▶ DESCRIPTION OF THE TASK: Return the entries below verbatim. Pictures stay out.

(Data records)
::::::::::

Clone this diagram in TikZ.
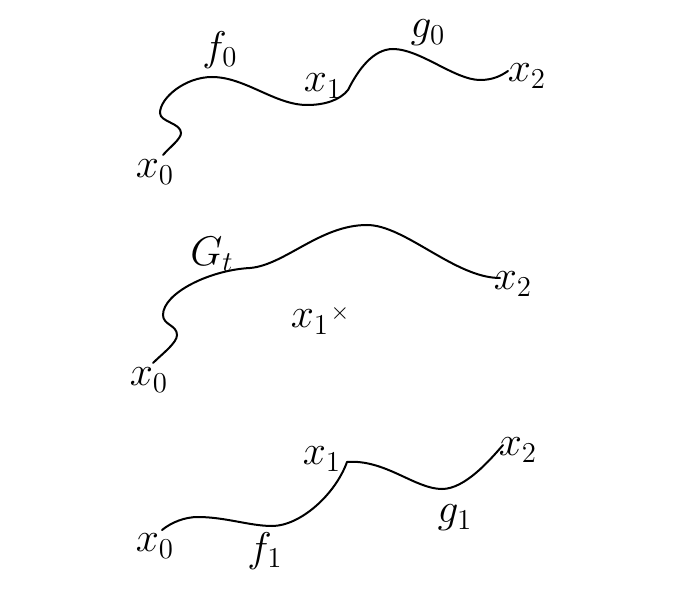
\documentclass[tikz,border=0pt]{standalone}
\begin{document}
\begin{tikzpicture}[x=0.5pt,y=-0.5pt,
    wiggle/.style={line width=1pt,line cap=round},
    lbl/.style={font=\fontsize{22}{26}\selectfont,inner sep=0pt}]
  \useasboundingbox (0,0) rectangle (674,604);

  % top: f_0 then g_0
  \draw[wiggle] (163,155) .. controls (170,147) and (181,139) .. (181,133)
    .. controls (181,123) and (160,122) .. (160,113)
    .. controls (160,98) and (185,77) .. (212,77)
    .. controls (245,77) and (275,105) .. (307,105)
    .. controls (325,105) and (340,100) .. (348,90);
  \draw[wiggle] (348,90) .. controls (358,70) and (373,49) .. (393,49)
    .. controls (420,49) and (455,80) .. (480,80)
    .. controls (494,80) and (502,75) .. (508,71);
  \node[lbl] (ta) at (155,172) {$x_0$};
  \node[lbl] (tf) at (220,50) {$f_0$};
  \node[lbl] (tb) at (323,86) {$x_1$};
  \node[lbl] (tg) at (428,33) {$g_0$};
  \node[lbl] (tc) at (527,76) {$x_2$};

  % middle: G_t
  \draw[wiggle] (153,363) .. controls (162,354) and (177,343) .. (177,335)
    .. controls (177,325) and (163,325) .. (163,315)
    .. controls (163,293) and (210,270) .. (250,268)
    .. controls (285,265) and (320,225) .. (367,225)
    .. controls (405,225) and (455,278) .. (500,278);
  \node[lbl] (ma) at (149,380) {$x_0$};
  \node[lbl] (mG) at (212,254) {$G_t$};
  \node[lbl] (mb) at (310,322) {$x_1$};
  \node[font=\fontsize{13}{15}\selectfont,inner sep=0pt] (mx) at (340,313) {$\times$};
  \node[lbl] (mc) at (513,284) {$x_2$};

  % bottom: f_1 then g_1
  \draw[wiggle] (162,530) .. controls (172,522) and (185,517) .. (198,517)
    .. controls (225,517) and (250,526) .. (272,526)
    .. controls (300,526) and (335,495) .. (347,462);
  \draw[wiggle] (347,462) .. controls (385,459) and (415,489) .. (442,489)
    .. controls (465,489) and (490,460) .. (503,445);
  \node[lbl] (ba) at (155,546) {$x_0$};
  \node[lbl] (bf) at (265,551) {$f_1$};
  \node[lbl] (bb) at (322,459) {$x_1$};
  \node[lbl] (bg) at (455,518) {$g_1$};
  \node[lbl] (bc) at (518,450) {$x_2$};
\end{tikzpicture}
\end{document}
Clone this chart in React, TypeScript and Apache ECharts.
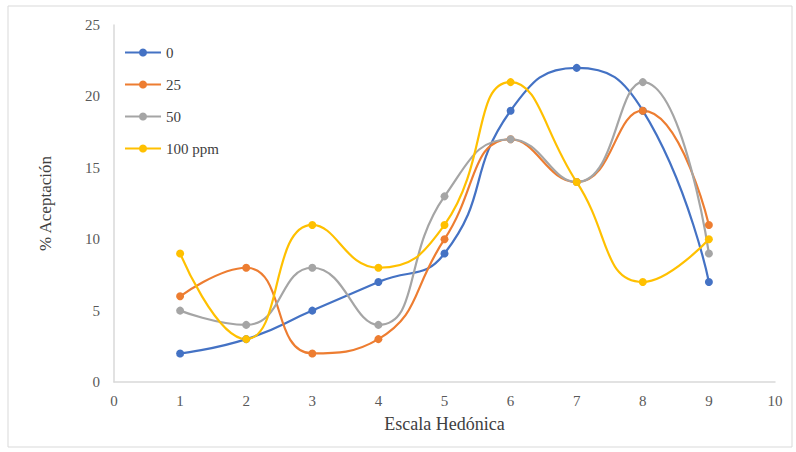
import React, { useEffect, useRef } from "react";
import * as echarts from "echarts";

const xValues = [1, 2, 3, 4, 5, 6, 7, 8, 9];
const seriesNames = ["0", "25", "50", "100 ppm"];
const s0 = [2, 3, 5, 7, 9, 19, 22, 19, 7];
const s25 = [6, 8, 2, 3, 10, 17, 14, 19, 11];
const s50 = [5, 4, 8, 4, 13, 17, 14, 21, 9];
const s100 = [9, 3, 11, 8, 11, 21, 14, 7, 10];
const colors = ["#4472C4", "#ED7D31", "#A5A5A5", "#FFC000"];

export default function App() {
  const ref = useRef<HTMLDivElement>(null);
  useEffect(() => {
    const chart = echarts.init(ref.current!, null, { renderer: "svg" });
    const all = [s0, s25, s50, s100];
    const font = "Liberation Serif";
    chart.setOption({
      animation: false,
      textStyle: { fontFamily: font },
      graphic: [
        {
          type: "rect",
          shape: { x: 8, y: 6, width: 784, height: 441 },
          style: { fill: "none", stroke: "#d9d9d9", lineWidth: 1 },
          silent: true,
        },
      ],
      grid: { left: 114, right: 21, top: 25, bottom: 70 },
      legend: {
        orient: "vertical",
        left: 119,
        top: 40,
        itemGap: 17,
        itemWidth: 36,
        itemHeight: 10,
        textStyle: { fontFamily: font, fontSize: 15, color: "#404040" },
        data: seriesNames,
      },
      xAxis: {
        type: "value",
        min: 0,
        max: 10,
        interval: 1,
        name: "Escala Hedónica",
        nameLocation: "middle",
        nameGap: 33,
        nameTextStyle: { fontFamily: font, fontSize: 18, color: "#404040" },
        axisLine: { show: true, lineStyle: { color: "#d9d9d9", width: 1.5 } },
        axisTick: { show: false },
        splitLine: { show: false },
        axisLabel: { fontFamily: font, fontSize: 15, color: "#595959", margin: 11 },
      },
      yAxis: {
        type: "value",
        min: 0,
        max: 25,
        interval: 5,
        name: "% Aceptación",
        nameLocation: "middle",
        nameGap: 60,
        nameTextStyle: { fontFamily: font, fontSize: 17, color: "#404040" },
        axisLine: { show: true, lineStyle: { color: "#d9d9d9", width: 1.5 } },
        axisTick: { show: false },
        splitLine: { show: false },
        axisLabel: { fontFamily: font, fontSize: 15, color: "#595959", margin: 14 },
      },
      series: seriesNames.map((name, i) => ({
        name,
        type: "line",
        smooth: 0.5,
        symbol: "circle",
        symbolSize: 8,
        data: xValues.map((x, j) => [x, all[i][j]]),
        itemStyle: { color: colors[i] },
        lineStyle: { color: colors[i], width: 2.2 },
      })),
    });
    return () => chart.dispose();
  }, []);
  return (
    <div
      ref={ref}
      style={{ position: "fixed", left: 0, top: 0, width: 796, height: 452, background: "#fff" }}
    />
  );
}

::::::::::

▶ REPLY TO THE TASK:
Clone this diagram in TikZ.
\documentclass[tikz,border=0pt]{standalone}
\begin{document}
\begin{tikzpicture}[x=0.5pt,y=-0.5pt,
    wiggle/.style={line width=1pt,line cap=round},
    lbl/.style={font=\fontsize{22}{26}\selectfont,inner sep=0pt}]
  \useasboundingbox (0,0) rectangle (674,604);

  % top: f_0 then g_0
  \draw[wiggle] (163,155) .. controls (170,147) and (181,139) .. (181,133)
    .. controls (181,123) and (160,122) .. (160,113)
    .. controls (160,98) and (185,77) .. (212,77)
    .. controls (245,77) and (275,105) .. (307,105)
    .. controls (325,105) and (340,100) .. (348,90);
  \draw[wiggle] (348,90) .. controls (358,70) and (373,49) .. (393,49)
    .. controls (420,49) and (455,80) .. (480,80)
    .. controls (494,80) and (502,75) .. (508,71);
  \node[lbl] (ta) at (155,172) {$x_0$};
  \node[lbl] (tf) at (220,50) {$f_0$};
  \node[lbl] (tb) at (323,86) {$x_1$};
  \node[lbl] (tg) at (428,33) {$g_0$};
  \node[lbl] (tc) at (527,76) {$x_2$};

  % middle: G_t
  \draw[wiggle] (153,363) .. controls (162,354) and (177,343) .. (177,335)
    .. controls (177,325) and (163,325) .. (163,315)
    .. controls (163,293) and (210,270) .. (250,268)
    .. controls (285,265) and (320,225) .. (367,225)
    .. controls (405,225) and (455,278) .. (500,278);
  \node[lbl] (ma) at (149,380) {$x_0$};
  \node[lbl] (mG) at (212,254) {$G_t$};
  \node[lbl] (mb) at (310,322) {$x_1$};
  \node[font=\fontsize{13}{15}\selectfont,inner sep=0pt] (mx) at (340,313) {$\times$};
  \node[lbl] (mc) at (513,284) {$x_2$};

  % bottom: f_1 then g_1
  \draw[wiggle] (162,530) .. controls (172,522) and (185,517) .. (198,517)
    .. controls (225,517) and (250,526) .. (272,526)
    .. controls (300,526) and (335,495) .. (347,462);
  \draw[wiggle] (347,462) .. controls (385,459) and (415,489) .. (442,489)
    .. controls (465,489) and (490,460) .. (503,445);
  \node[lbl] (ba) at (155,546) {$x_0$};
  \node[lbl] (bf) at (265,551) {$f_1$};
  \node[lbl] (bb) at (322,459) {$x_1$};
  \node[lbl] (bg) at (455,518) {$g_1$};
  \node[lbl] (bc) at (518,450) {$x_2$};
\end{tikzpicture}
\end{document}
Clone this chart in React, TypeScript and Apache ECharts.
import React, { useEffect, useRef } from "react";
import * as echarts from "echarts";

const xValues = [1, 2, 3, 4, 5, 6, 7, 8, 9];
const seriesNames = ["0", "25", "50", "100 ppm"];
const s0 = [2, 3, 5, 7, 9, 19, 22, 19, 7];
const s25 = [6, 8, 2, 3, 10, 17, 14, 19, 11];
const s50 = [5, 4, 8, 4, 13, 17, 14, 21, 9];
const s100 = [9, 3, 11, 8, 11, 21, 14, 7, 10];
const colors = ["#4472C4", "#ED7D31", "#A5A5A5", "#FFC000"];

export default function App() {
  const ref = useRef<HTMLDivElement>(null);
  useEffect(() => {
    const chart = echarts.init(ref.current!, null, { renderer: "svg" });
    const all = [s0, s25, s50, s100];
    const font = "Liberation Serif";
    chart.setOption({
      animation: false,
      textStyle: { fontFamily: font },
      graphic: [
        {
          type: "rect",
          shape: { x: 8, y: 6, width: 784, height: 441 },
          style: { fill: "none", stroke: "#d9d9d9", lineWidth: 1 },
          silent: true,
        },
      ],
      grid: { left: 114, right: 21, top: 25, bottom: 70 },
      legend: {
        orient: "vertical",
        left: 119,
        top: 40,
        itemGap: 17,
        itemWidth: 36,
        itemHeight: 10,
        textStyle: { fontFamily: font, fontSize: 15, color: "#404040" },
        data: seriesNames,
      },
      xAxis: {
        type: "value",
        min: 0,
        max: 10,
        interval: 1,
        name: "Escala Hedónica",
        nameLocation: "middle",
        nameGap: 33,
        nameTextStyle: { fontFamily: font, fontSize: 18, color: "#404040" },
        axisLine: { show: true, lineStyle: { color: "#d9d9d9", width: 1.5 } },
        axisTick: { show: false },
        splitLine: { show: false },
        axisLabel: { fontFamily: font, fontSize: 15, color: "#595959", margin: 11 },
      },
      yAxis: {
        type: "value",
        min: 0,
        max: 25,
        interval: 5,
        name: "% Aceptación",
        nameLocation: "middle",
        nameGap: 60,
        nameTextStyle: { fontFamily: font, fontSize: 17, color: "#404040" },
        axisLine: { show: true, lineStyle: { color: "#d9d9d9", width: 1.5 } },
        axisTick: { show: false },
        splitLine: { show: false },
        axisLabel: { fontFamily: font, fontSize: 15, color: "#595959", margin: 14 },
      },
      series: seriesNames.map((name, i) => ({
        name,
        type: "line",
        smooth: 0.5,
        symbol: "circle",
        symbolSize: 8,
        data: xValues.map((x, j) => [x, all[i][j]]),
        itemStyle: { color: colors[i] },
        lineStyle: { color: colors[i], width: 2.2 },
      })),
    });
    return () => chart.dispose();
  }, []);
  return (
    <div
      ref={ref}
      style={{ position: "fixed", left: 0, top: 0, width: 796, height: 452, background: "#fff" }}
    />
  );
}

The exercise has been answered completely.